RECIPE: REC: Salmon with Bacon and Lentils. I made this once years ago and revived it last weekend

RECIPE:

joe

Well-known member
The flavors are wonderful together. We doubled the lentil mixture, which is good on its own. (I always soak lentils a few hours if I have time.) Next time I may try a low broiler for the salmon instead of a hot oven so the bacon will crisp more, but it was delicious as written.

SALMON WITH BACON AND LENTILS

From La Cléde, a restaurant in Cévennes National Park in southern France. Printed in Bon Appetit, 6/96.

1 cup lentils

1 onion, minced

1 carrot, peeled, finely chopped

4 2-inch long orange peel strips (orange part only)

2½ cups water

Salt and pepper

4 8-oz. salmon fillets, each cut crosswise into 3 pieces

6 bacon slices, each cut crosswise in half.

¼ cup whipping cream

¼ cup chopped fresh parsley

¼ cup chopped chives or green onions

2 tbs. minced fresh tarragon or 2 tsp. dried

Combine first 5 ingredients in saucepan and bring to boil. Reduce heat and simmer until lentils are tender, stirring occasionally, about 25 minutes. Drain, reserving ¾ cup cooking liquid. Discard orange peel. Return lentils to pan. Season with salt and pepper. (Can be made 1 day ahead and chilled.)

Preheat oven to 450ºF. Place salmon on baking sheet. Wrap 1 piece bacon around center of each salmon piece, arranging bacon ends on bottom. Bake until salmon is opaque in center, about 8 minutes.

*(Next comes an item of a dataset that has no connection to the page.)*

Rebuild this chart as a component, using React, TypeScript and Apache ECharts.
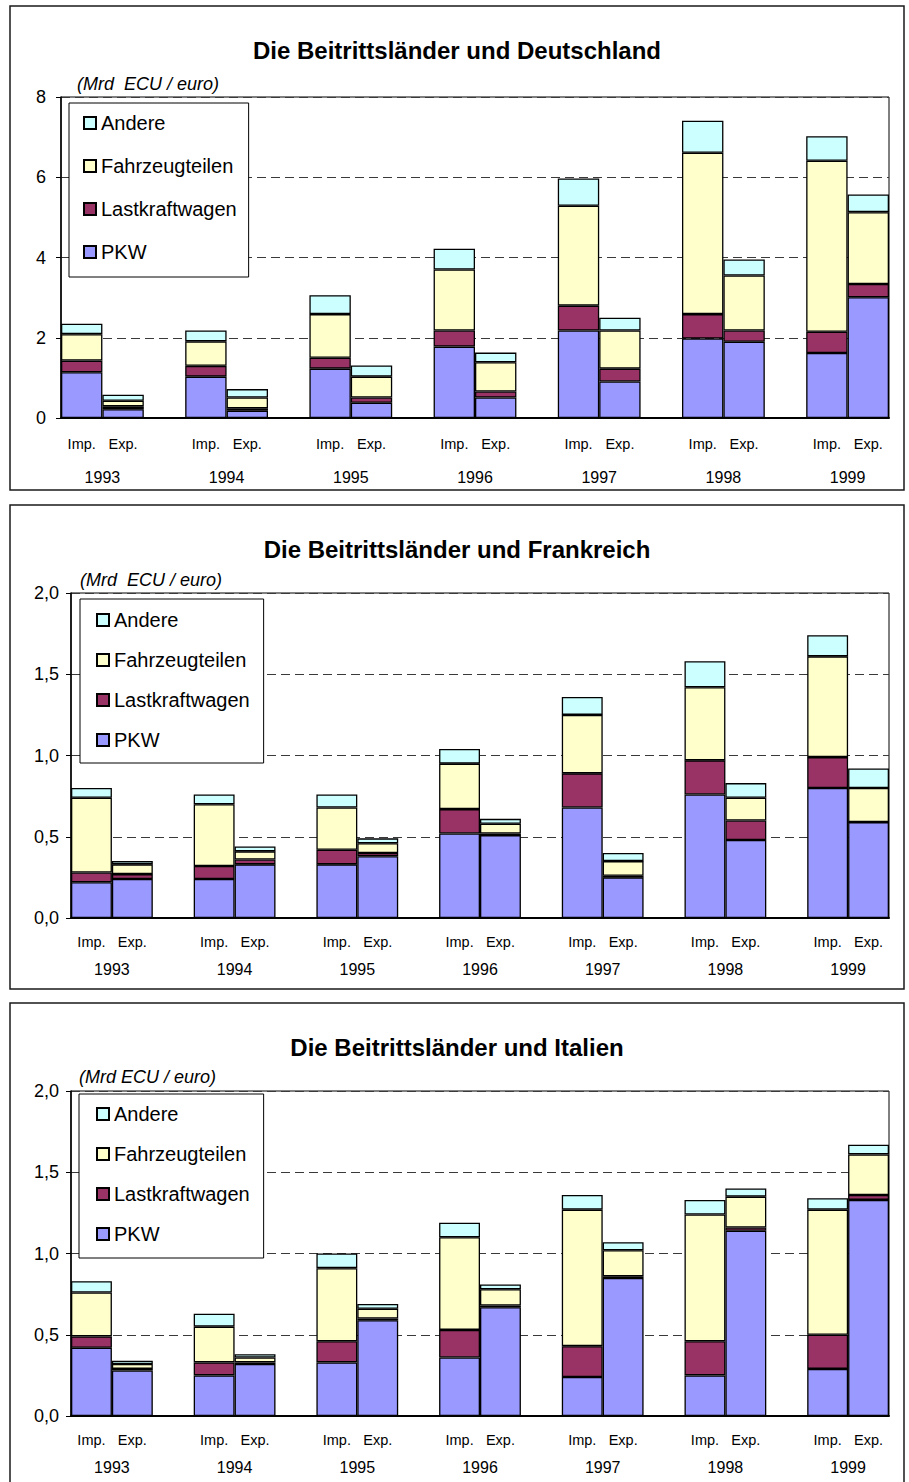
import React, { useEffect, useRef } from "react";
import * as echarts from "echarts";

// Years on the category axis and the four stacked product groups (bottom to top)
const YEARS = ["1993", "1994", "1995", "1996", "1997", "1998", "1999"];
const SEGMENTS = ["PKW", "Lastkraftwagen", "Fahrzeugteilen", "Andere"];
const SEGMENT_COLORS = ["#9999FF", "#993366", "#FFFFCC", "#CCFFFF"];
const LEGEND_ORDER = ["Andere", "Fahrzeugteilen", "Lastkraftwagen", "PKW"];
const FLOW_LABELS = ["Imp.", "Exp."];

// Trade with Germany, Mrd ECU/euro; rows follow SEGMENTS, columns follow YEARS
const DE_IMP = [
  [1.14, 1.03, 1.23, 1.78, 2.18, 1.98, 1.62],
  [0.29, 0.27, 0.27, 0.4, 0.62, 0.61, 0.53],
  [0.66, 0.61, 1.09, 1.52, 2.49, 4.02, 4.26],
  [0.26, 0.27, 0.47, 0.52, 0.68, 0.8, 0.61],
];
const DE_EXP = [
  [0.22, 0.18, 0.38, 0.51, 0.91, 1.9, 3.01],
  [0.07, 0.06, 0.13, 0.15, 0.32, 0.28, 0.33],
  [0.14, 0.27, 0.52, 0.73, 0.95, 1.37, 1.79],
  [0.15, 0.21, 0.28, 0.24, 0.32, 0.4, 0.44],
];

// Trade with France
const FR_IMP = [
  [0.22, 0.24, 0.33, 0.52, 0.68, 0.76, 0.8],
  [0.06, 0.08, 0.09, 0.15, 0.21, 0.21, 0.19],
  [0.46, 0.38, 0.26, 0.28, 0.36, 0.45, 0.62],
  [0.06, 0.06, 0.08, 0.09, 0.11, 0.16, 0.13],
];
const FR_EXP = [
  [0.24, 0.33, 0.38, 0.51, 0.25, 0.48, 0.59],
  [0.03, 0.03, 0.02, 0.01, 0.01, 0.12, 0.0],
  [0.06, 0.05, 0.06, 0.06, 0.09, 0.14, 0.21],
  [0.02, 0.03, 0.03, 0.03, 0.05, 0.09, 0.12],
];

// Trade with Italy
const IT_IMP = [
  [0.42, 0.25, 0.33, 0.36, 0.24, 0.25, 0.29],
  [0.07, 0.08, 0.13, 0.17, 0.19, 0.21, 0.21],
  [0.27, 0.22, 0.45, 0.57, 0.84, 0.78, 0.77],
  [0.07, 0.08, 0.09, 0.09, 0.09, 0.09, 0.07],
];
const IT_EXP = [
  [0.28, 0.32, 0.59, 0.67, 0.85, 1.14, 1.33],
  [0.01, 0.01, 0.01, 0.01, 0.01, 0.02, 0.03],
  [0.03, 0.03, 0.06, 0.1, 0.16, 0.19, 0.25],
  [0.02, 0.02, 0.03, 0.03, 0.05, 0.05, 0.06],
];

const TITLES = [
  "Die Beitrittsländer und Deutschland",
  "Die Beitrittsländer und Frankreich",
  "Die Beitrittsländer und Italien",
];
const UNIT_LABELS = ["(Mrd  ECU / euro)", "(Mrd  ECU / euro)", "(Mrd ECU / euro)"];
const Y_MAX = [8, 2, 2];
const Y_STEP = [2, 0.5, 0.5];

const FONT = 'Arial, "Liberation Sans", Helvetica, sans-serif';

// Page layout of the three stacked panels
const LAYOUT = [
  {
    frame: { x: 10, y: 6, width: 894, height: 484 },
    grid: { left: 61, top: 97, width: 828, height: 321 },
    titleTop: 38,
    unit: { left: 77, top: 75 },
    legend: { left: 69, top: 103, padding: [10, 12, 15, 14], itemGap: 23 },
    yLabelMargin: 15,
    flowMargin: 18,
    yearMargin: 51,
  },
  {
    frame: { x: 10, y: 505, width: 894, height: 484 },
    grid: { left: 71, top: 593, width: 818, height: 325 },
    titleTop: 537,
    unit: { left: 80, top: 571 },
    legend: { left: 80, top: 599, padding: [11, 14, 13, 16], itemGap: 20 },
    yLabelMargin: 12,
    flowMargin: 16,
    yearMargin: 43,
  },
  {
    frame: { x: 10, y: 1003, width: 894, height: 492 },
    grid: { left: 71, top: 1091, width: 818, height: 325 },
    titleTop: 1035,
    unit: { left: 79, top: 1068 },
    legend: { left: 79, top: 1094, padding: [10, 14, 14, 17], itemGap: 20 },
    yLabelMargin: 12,
    flowMargin: 16,
    yearMargin: 43,
  },
];

const PANEL_DATA = [
  [DE_IMP, DE_EXP],
  [FR_IMP, FR_EXP],
  [IT_IMP, IT_EXP],
];

// Categories: Imp., Exp. per year, with an empty slot between years
const CATEGORIES: string[] = [];
YEARS.forEach((y, i) => {
  FLOW_LABELS.forEach((f) => CATEGORIES.push(`${y}|${f}`));
  if (i < YEARS.length - 1) CATEGORIES.push(`${y}|`);
});
const YEAR_POSITIONS = YEARS.map((_, i) => 3 * i + 1);

function seriesValues(imp: number[][], exp: number[][], seg: number) {
  const out: (number | string)[] = [];
  YEARS.forEach((_, i) => {
    out.push(imp[seg][i], exp[seg][i]);
    if (i < YEARS.length - 1) out.push("-");
  });
  return out;
}

function fmtDecimal(v: number, step: number) {
  return step < 1 ? v.toFixed(1).replace(".", ",") : String(v);
}

function buildOption() {
  const grid: any[] = [];
  const xAxis: any[] = [];
  const yAxis: any[] = [];
  const series: any[] = [];
  const title: any[] = [];
  const legend: any[] = [];
  const graphic: any[] = [];

  LAYOUT.forEach((L, p) => {
    graphic.push({
      type: "rect",
      shape: L.frame,
      style: { fill: "none", stroke: "#1a1a1a", lineWidth: 1.5 },
      z: -1,
    });

    grid.push({
      ...L.grid,
      containLabel: false,
      outerBoundsMode: "none",
      show: true,
      borderColor: "#000",
      borderWidth: 1,
      backgroundColor: "transparent",
    });

    xAxis.push({
      type: "category",
      gridIndex: p,
      data: CATEGORIES,
      boundaryGap: true,
      axisLine: { show: true, lineStyle: { color: "#000", width: 2 } },
      axisTick: { show: false },
      splitLine: { show: false },
      axisLabel: {
        interval: 0,
        hideOverlap: false,
        margin: L.flowMargin,
        fontSize: 14.5,
        color: "#000",
        fontFamily: FONT,
        formatter: (v: string) => v.split("|")[1],
      },
    });
    xAxis.push({
      type: "value",
      gridIndex: p,
      position: "bottom",
      min: 0,
      max: CATEGORIES.length,
      axisLine: { show: false },
      axisTick: { show: false },
      splitLine: { show: false },
      axisLabel: {
        customValues: YEAR_POSITIONS,
        margin: L.yearMargin,
        fontSize: 16,
        color: "#000",
        fontFamily: FONT,
        formatter: (v: number) => YEARS[Math.round((v - 1) / 3)] ?? "",
      },
    });

    yAxis.push({
      type: "value",
      gridIndex: p,
      min: 0,
      max: Y_MAX[p],
      interval: Y_STEP[p],
      axisLine: { show: true, lineStyle: { color: "#000", width: 1.5 } },
      axisTick: { show: true, inside: false, length: 5, lineStyle: { color: "#000" } },
      axisLabel: {
        margin: L.yLabelMargin,
        fontSize: 18,
        color: "#000",
        fontFamily: FONT,
        formatter: (v: number) => fmtDecimal(v, Y_STEP[p]),
      },
      splitLine: {
        show: true,
        lineStyle: { color: "#3a3a3a", width: 1, type: [9, 5] },
      },
    });

    const [imp, exp] = PANEL_DATA[p];
    SEGMENTS.forEach((name, s) => {
      series.push({
        type: "bar",
        name,
        xAxisIndex: p * 2,
        yAxisIndex: p,
        stack: `panel${p}`,
        barWidth: "100%",
        barCategoryGap: "0%",
        data: seriesValues(imp, exp, s),
        itemStyle: {
          color: SEGMENT_COLORS[s],
          borderColor: "#000",
          borderWidth: 1.3,
        },
        emphasis: { disabled: true },
        silent: true,
      });
    });

    title.push({
      text: TITLES[p],
      left: 457,
      top: L.titleTop,
      textAlign: "center",
      padding: 0,
      textStyle: { fontSize: 24, fontWeight: "bold", color: "#000", fontFamily: FONT },
    });
    title.push({
      text: UNIT_LABELS[p],
      left: L.unit.left,
      top: L.unit.top,
      padding: 0,
      textStyle: {
        fontSize: 18,
        fontStyle: "italic",
        fontWeight: "normal",
        color: "#000",
        fontFamily: FONT,
      },
    });

    legend.push({
      orient: "vertical",
      left: L.legend.left,
      top: L.legend.top,
      padding: L.legend.padding,
      itemGap: L.legend.itemGap,
      data: LEGEND_ORDER,
      icon: "rect",
      itemWidth: 12,
      itemHeight: 12,
      selectedMode: false,
      borderColor: "#000",
      borderWidth: 1,
      backgroundColor: "#fff",
      textStyle: { fontSize: 20, lineHeight: 20, color: "#000", fontFamily: FONT },
    });
  });

  return {
    animation: false,
    backgroundColor: "#fff",
    textStyle: { fontFamily: FONT },
    title,
    legend,
    grid,
    xAxis,
    yAxis,
    series,
    graphic,
  };
}

export default function App() {
  const ref = useRef<HTMLDivElement>(null);

  useEffect(() => {
    if (!ref.current) return;
    const chart = echarts.init(ref.current, undefined, { renderer: "svg" });
    chart.setOption(buildOption() as any);
    return () => chart.dispose();
  }, []);

  return (
    <div
      ref={ref}
      style={{ position: "absolute", left: 0, top: 0, width: 909, height: 1482 }}
    />
  );
}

Meanwhile, add enough reserved cooking liquid to lentils to moisten. Mix in cream, then parsley, chives and tarragon and bring to simmer. Spoon lentils onto plates. Top each with 3 salmon pieces in spoke pattern and serve.

 
There's only 1/4 cup cream in the pot of lentils. I served up 2 pieces of salmon each instead of 3

to 4 people. That's only one piece of bacon per serving. It's definitely rich but don't lentils justify everything?

I hope you try it.

 
The bacon cooked through but didn't really crisp up. It was tender instead. That is why I will try

the broiler instead next time. If I had cooked it longer the salmon would have dried out. I reheated the leftovers in the toaster oven set on "broil" and they browned a bit more, but my toaster oven is not very powerful.

I wouldn't precook it because then it wouldn't "hug" the salmon as it shrinks. (I like my ingredients to get along.)